GIVEN INSTRUCTION —
Retype the listing below line for line, but only from the line with "Recreate this image" down to the line with "ax.set_ylim(-0.3, 0.3)", inclusive. Pictures stay out.

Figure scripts

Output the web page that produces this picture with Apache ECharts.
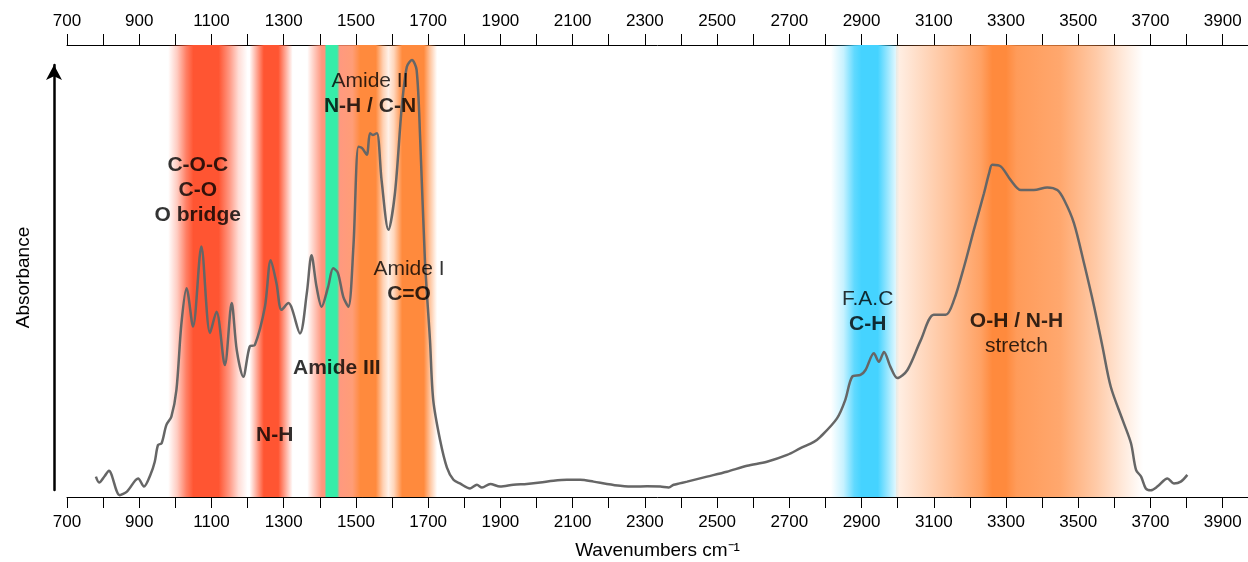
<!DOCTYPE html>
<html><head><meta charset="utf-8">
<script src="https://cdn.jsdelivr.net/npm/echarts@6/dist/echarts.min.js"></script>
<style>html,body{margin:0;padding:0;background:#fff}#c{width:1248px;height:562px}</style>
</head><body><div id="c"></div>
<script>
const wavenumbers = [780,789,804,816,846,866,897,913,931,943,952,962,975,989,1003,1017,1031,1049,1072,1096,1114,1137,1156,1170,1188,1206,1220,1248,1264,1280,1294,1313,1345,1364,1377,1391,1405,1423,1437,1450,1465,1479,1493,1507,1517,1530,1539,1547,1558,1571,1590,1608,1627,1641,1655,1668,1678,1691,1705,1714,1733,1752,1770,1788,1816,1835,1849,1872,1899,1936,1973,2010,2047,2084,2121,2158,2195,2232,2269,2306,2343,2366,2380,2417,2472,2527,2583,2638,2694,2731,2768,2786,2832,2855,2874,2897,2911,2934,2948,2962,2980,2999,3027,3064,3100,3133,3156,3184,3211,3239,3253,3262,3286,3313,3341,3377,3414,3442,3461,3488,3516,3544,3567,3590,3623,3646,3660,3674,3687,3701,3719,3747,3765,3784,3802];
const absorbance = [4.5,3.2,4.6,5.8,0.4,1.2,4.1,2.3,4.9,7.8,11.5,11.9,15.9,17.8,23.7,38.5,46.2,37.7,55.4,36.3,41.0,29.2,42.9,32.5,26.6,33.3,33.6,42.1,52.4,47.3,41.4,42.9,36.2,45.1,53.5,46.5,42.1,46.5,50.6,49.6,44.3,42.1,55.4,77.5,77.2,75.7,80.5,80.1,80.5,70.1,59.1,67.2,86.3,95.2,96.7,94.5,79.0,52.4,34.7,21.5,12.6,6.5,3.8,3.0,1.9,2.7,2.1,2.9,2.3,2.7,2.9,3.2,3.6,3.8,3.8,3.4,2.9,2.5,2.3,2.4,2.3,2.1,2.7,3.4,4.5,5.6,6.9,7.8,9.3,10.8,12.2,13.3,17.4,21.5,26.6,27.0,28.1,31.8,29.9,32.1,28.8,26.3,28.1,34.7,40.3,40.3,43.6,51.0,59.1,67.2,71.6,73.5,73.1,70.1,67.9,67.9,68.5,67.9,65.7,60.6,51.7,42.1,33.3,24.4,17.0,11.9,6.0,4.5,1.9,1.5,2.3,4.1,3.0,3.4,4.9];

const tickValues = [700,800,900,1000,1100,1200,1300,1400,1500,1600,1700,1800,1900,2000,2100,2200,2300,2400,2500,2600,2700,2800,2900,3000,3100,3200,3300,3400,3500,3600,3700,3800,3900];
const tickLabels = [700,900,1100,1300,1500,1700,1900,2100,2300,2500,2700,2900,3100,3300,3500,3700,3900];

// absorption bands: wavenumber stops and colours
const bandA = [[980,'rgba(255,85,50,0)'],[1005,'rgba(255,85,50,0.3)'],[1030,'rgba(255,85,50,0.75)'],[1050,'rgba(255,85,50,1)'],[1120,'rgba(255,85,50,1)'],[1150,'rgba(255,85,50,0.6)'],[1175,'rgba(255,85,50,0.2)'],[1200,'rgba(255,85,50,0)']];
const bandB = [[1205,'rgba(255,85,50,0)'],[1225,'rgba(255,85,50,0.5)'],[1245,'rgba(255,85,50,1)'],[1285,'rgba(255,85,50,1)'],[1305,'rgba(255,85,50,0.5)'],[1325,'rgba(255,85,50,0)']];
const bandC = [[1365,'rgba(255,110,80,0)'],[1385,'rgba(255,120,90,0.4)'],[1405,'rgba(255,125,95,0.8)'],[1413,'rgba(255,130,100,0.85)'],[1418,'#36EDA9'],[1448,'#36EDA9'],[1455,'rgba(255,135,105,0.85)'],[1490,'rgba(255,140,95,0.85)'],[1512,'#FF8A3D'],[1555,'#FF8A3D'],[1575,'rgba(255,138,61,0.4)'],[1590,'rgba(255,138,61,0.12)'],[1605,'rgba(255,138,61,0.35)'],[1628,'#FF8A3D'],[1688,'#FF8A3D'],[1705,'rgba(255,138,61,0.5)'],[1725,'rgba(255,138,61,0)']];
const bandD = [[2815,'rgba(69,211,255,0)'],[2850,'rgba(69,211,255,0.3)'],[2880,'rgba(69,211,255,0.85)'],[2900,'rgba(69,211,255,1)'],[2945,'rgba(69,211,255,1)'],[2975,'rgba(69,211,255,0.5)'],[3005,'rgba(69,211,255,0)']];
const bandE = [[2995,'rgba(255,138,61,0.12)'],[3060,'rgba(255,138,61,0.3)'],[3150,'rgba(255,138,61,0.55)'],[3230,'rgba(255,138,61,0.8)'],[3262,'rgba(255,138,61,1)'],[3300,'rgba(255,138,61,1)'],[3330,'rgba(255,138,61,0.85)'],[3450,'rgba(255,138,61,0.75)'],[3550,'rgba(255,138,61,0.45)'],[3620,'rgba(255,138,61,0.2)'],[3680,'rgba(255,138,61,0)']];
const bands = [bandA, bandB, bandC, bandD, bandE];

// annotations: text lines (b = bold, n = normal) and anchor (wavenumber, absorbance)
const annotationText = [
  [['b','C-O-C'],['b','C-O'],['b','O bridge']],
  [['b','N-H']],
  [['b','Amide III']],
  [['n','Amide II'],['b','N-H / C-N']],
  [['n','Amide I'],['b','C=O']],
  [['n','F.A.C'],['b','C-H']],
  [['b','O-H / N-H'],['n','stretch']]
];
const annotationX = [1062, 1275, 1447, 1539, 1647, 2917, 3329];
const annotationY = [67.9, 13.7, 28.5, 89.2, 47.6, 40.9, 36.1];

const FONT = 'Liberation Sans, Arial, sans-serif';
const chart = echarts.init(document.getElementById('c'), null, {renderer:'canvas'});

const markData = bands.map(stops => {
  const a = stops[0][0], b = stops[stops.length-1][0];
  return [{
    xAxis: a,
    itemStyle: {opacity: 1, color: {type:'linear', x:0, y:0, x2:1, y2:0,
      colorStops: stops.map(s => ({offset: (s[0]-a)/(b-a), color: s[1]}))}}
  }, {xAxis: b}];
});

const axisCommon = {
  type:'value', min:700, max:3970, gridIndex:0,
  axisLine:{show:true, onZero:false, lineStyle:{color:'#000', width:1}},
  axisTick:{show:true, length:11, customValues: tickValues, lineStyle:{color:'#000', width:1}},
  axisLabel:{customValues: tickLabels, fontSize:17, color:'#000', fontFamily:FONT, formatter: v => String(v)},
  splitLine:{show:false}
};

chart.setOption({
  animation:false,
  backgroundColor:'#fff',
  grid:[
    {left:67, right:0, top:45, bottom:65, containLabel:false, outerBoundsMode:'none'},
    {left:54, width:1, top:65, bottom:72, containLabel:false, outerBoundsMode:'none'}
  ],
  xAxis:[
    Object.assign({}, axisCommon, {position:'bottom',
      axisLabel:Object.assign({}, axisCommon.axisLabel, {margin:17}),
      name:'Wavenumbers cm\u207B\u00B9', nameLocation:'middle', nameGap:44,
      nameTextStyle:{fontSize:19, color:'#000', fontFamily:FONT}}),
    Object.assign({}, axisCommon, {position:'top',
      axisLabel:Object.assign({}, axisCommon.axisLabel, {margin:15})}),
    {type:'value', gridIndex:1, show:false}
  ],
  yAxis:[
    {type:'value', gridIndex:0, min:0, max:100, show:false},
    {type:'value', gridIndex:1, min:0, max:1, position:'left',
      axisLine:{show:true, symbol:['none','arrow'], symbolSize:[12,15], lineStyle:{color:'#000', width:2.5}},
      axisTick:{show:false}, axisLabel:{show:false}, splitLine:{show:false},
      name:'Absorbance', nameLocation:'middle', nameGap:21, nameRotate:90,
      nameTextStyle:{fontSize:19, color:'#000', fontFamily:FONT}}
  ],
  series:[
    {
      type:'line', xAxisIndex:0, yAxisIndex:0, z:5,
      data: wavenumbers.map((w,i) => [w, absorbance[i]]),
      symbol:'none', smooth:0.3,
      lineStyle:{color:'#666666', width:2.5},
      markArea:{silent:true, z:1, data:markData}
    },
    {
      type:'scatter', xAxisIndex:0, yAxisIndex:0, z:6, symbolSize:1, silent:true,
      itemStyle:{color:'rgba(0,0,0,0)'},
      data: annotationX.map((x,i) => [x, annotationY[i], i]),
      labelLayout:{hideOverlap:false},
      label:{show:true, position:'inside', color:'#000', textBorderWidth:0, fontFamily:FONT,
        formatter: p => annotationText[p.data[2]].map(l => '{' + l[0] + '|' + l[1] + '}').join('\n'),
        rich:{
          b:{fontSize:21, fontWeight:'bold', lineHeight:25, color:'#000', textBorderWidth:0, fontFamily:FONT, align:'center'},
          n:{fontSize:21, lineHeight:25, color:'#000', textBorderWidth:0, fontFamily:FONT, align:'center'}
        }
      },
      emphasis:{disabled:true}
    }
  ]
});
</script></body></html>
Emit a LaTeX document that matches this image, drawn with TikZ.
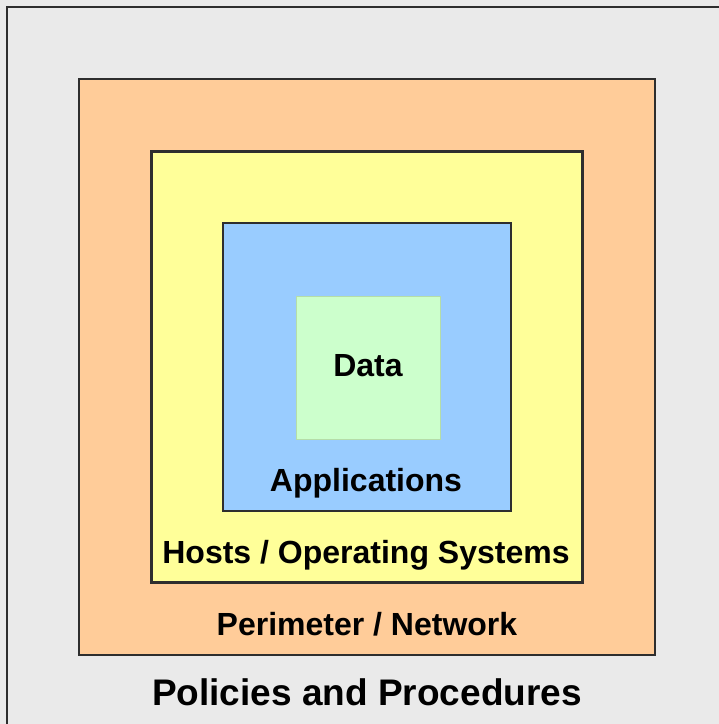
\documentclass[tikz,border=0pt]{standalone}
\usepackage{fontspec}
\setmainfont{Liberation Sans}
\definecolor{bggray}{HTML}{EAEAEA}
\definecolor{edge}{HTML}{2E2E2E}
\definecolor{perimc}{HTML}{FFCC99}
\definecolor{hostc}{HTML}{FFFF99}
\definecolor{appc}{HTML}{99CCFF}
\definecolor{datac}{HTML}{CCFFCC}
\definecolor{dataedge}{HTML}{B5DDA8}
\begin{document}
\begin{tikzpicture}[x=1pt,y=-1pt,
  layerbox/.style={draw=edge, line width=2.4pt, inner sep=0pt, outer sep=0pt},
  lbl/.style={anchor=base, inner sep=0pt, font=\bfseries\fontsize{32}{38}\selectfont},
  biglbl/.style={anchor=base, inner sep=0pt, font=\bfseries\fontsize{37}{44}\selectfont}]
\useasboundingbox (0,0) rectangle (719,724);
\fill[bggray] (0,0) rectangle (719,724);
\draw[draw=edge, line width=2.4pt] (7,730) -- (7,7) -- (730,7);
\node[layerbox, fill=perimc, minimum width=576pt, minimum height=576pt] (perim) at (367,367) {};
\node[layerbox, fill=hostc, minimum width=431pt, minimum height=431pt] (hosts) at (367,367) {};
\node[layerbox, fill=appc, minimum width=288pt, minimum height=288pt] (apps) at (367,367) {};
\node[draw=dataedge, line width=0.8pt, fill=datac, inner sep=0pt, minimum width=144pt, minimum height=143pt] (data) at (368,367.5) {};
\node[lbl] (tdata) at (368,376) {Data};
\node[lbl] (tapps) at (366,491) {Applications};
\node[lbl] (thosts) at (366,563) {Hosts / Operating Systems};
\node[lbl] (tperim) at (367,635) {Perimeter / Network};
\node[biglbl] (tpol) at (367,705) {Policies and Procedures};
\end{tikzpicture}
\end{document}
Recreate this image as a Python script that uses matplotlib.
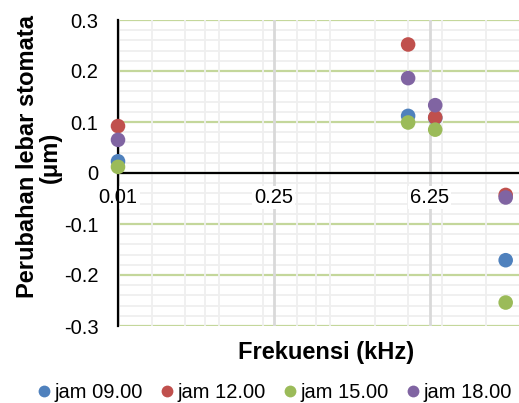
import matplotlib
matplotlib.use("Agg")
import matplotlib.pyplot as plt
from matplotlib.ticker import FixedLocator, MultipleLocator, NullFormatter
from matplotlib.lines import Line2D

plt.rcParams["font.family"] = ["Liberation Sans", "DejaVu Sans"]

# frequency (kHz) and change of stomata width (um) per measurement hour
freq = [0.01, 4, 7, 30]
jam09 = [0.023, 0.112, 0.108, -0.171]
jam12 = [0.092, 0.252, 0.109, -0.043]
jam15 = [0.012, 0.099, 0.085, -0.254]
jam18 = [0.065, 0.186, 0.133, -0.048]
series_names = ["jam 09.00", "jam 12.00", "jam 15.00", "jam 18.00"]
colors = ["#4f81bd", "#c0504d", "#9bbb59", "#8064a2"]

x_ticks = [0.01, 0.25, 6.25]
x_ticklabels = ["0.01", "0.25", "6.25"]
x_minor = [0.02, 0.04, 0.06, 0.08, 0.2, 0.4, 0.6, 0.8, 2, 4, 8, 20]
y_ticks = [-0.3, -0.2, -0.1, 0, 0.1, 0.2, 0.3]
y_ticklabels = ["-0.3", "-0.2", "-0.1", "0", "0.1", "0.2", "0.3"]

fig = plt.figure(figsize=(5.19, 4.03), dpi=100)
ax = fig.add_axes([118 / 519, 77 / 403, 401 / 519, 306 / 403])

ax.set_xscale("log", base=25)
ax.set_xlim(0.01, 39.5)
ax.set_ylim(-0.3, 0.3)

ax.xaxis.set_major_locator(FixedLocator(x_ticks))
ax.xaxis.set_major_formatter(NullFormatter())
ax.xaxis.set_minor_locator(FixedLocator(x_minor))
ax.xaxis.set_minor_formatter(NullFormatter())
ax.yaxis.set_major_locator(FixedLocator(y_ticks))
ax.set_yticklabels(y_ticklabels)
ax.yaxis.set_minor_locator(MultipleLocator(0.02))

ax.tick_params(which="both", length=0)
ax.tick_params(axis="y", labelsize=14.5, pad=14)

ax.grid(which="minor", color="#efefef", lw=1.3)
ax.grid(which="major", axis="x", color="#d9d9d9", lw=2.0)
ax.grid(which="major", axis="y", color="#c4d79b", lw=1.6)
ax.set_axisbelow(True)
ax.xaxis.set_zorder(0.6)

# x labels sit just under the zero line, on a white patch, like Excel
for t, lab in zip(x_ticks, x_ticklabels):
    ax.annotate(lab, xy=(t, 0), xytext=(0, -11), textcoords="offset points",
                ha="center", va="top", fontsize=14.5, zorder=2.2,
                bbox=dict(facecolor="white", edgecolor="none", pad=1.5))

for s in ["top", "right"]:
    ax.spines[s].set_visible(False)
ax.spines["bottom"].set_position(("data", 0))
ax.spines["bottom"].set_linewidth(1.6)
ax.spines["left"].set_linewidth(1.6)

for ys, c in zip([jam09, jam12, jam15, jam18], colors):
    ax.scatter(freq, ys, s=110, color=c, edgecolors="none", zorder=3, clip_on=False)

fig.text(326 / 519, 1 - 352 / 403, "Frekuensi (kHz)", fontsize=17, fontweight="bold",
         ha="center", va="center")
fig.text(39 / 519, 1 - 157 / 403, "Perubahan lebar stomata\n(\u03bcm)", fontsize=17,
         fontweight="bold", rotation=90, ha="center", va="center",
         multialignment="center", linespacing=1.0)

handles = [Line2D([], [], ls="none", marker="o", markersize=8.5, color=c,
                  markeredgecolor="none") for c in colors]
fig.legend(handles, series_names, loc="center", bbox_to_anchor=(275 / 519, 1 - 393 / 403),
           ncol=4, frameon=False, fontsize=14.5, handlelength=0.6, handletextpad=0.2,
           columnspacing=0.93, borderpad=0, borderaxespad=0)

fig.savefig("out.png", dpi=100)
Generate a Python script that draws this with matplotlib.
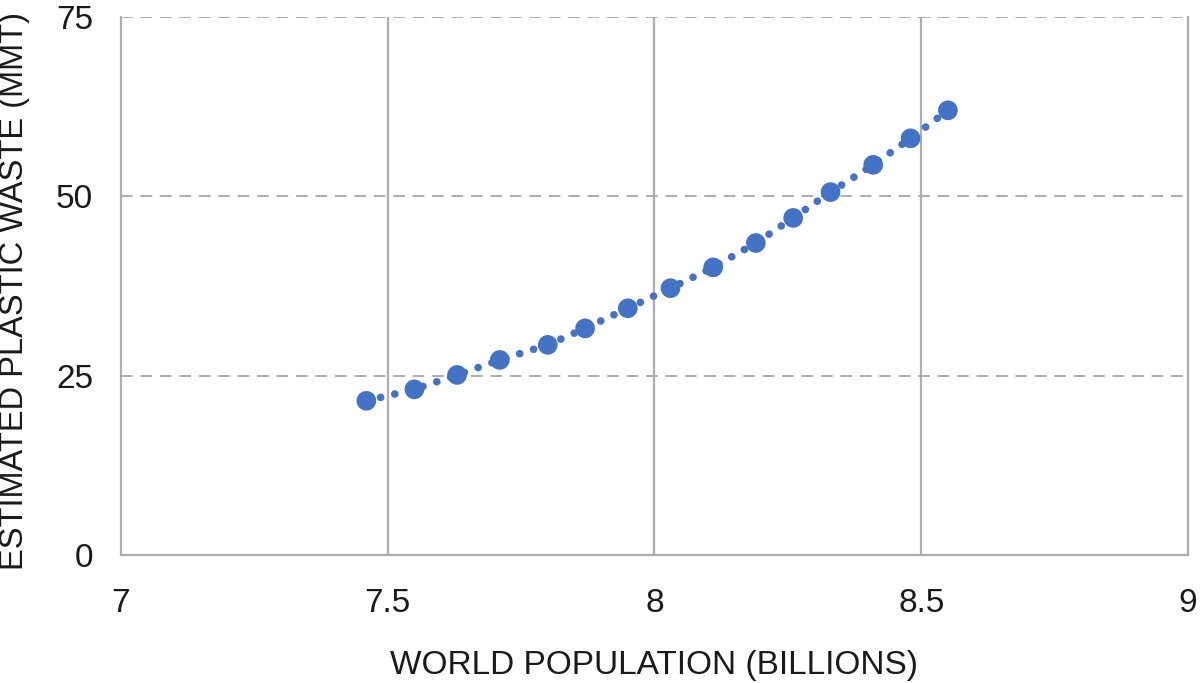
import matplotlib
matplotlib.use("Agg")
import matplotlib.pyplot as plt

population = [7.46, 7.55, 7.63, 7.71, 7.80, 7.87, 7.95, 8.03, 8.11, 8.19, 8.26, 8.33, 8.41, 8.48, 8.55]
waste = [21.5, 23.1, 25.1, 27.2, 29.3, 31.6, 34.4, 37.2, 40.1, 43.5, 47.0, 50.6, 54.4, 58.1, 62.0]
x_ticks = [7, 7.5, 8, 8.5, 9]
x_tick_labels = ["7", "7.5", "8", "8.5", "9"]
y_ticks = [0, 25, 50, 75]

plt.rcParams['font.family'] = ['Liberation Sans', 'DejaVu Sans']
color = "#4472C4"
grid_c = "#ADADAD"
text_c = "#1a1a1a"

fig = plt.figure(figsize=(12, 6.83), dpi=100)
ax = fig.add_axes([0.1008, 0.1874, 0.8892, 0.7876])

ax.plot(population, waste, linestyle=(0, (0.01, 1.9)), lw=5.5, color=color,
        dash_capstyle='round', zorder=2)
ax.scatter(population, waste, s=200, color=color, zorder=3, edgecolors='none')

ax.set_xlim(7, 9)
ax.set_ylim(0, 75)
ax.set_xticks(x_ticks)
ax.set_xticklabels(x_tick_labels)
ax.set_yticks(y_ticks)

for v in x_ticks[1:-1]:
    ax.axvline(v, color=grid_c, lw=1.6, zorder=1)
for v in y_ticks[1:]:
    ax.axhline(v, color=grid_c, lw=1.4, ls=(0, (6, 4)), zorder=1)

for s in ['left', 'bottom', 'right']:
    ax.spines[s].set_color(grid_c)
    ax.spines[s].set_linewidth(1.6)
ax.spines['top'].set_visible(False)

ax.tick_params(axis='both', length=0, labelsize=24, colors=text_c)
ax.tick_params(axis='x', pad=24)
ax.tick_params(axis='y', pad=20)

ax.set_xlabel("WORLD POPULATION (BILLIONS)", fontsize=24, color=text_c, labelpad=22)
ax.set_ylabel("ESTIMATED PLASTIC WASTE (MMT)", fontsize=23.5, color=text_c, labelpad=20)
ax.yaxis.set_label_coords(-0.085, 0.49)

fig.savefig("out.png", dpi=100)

IN RESPONSE —
Recreate this image as a Python script that uses matplotlib.
import matplotlib
matplotlib.use("Agg")
import matplotlib.pyplot as plt
from matplotlib.ticker import FixedLocator, MultipleLocator, NullFormatter
from matplotlib.lines import Line2D

plt.rcParams["font.family"] = ["Liberation Sans", "DejaVu Sans"]

# frequency (kHz) and change of stomata width (um) per measurement hour
freq = [0.01, 4, 7, 30]
jam09 = [0.023, 0.112, 0.108, -0.171]
jam12 = [0.092, 0.252, 0.109, -0.043]
jam15 = [0.012, 0.099, 0.085, -0.254]
jam18 = [0.065, 0.186, 0.133, -0.048]
series_names = ["jam 09.00", "jam 12.00", "jam 15.00", "jam 18.00"]
colors = ["#4f81bd", "#c0504d", "#9bbb59", "#8064a2"]

x_ticks = [0.01, 0.25, 6.25]
x_ticklabels = ["0.01", "0.25", "6.25"]
x_minor = [0.02, 0.04, 0.06, 0.08, 0.2, 0.4, 0.6, 0.8, 2, 4, 8, 20]
y_ticks = [-0.3, -0.2, -0.1, 0, 0.1, 0.2, 0.3]
y_ticklabels = ["-0.3", "-0.2", "-0.1", "0", "0.1", "0.2", "0.3"]

fig = plt.figure(figsize=(5.19, 4.03), dpi=100)
ax = fig.add_axes([118 / 519, 77 / 403, 401 / 519, 306 / 403])

ax.set_xscale("log", base=25)
ax.set_xlim(0.01, 39.5)
ax.set_ylim(-0.3, 0.3)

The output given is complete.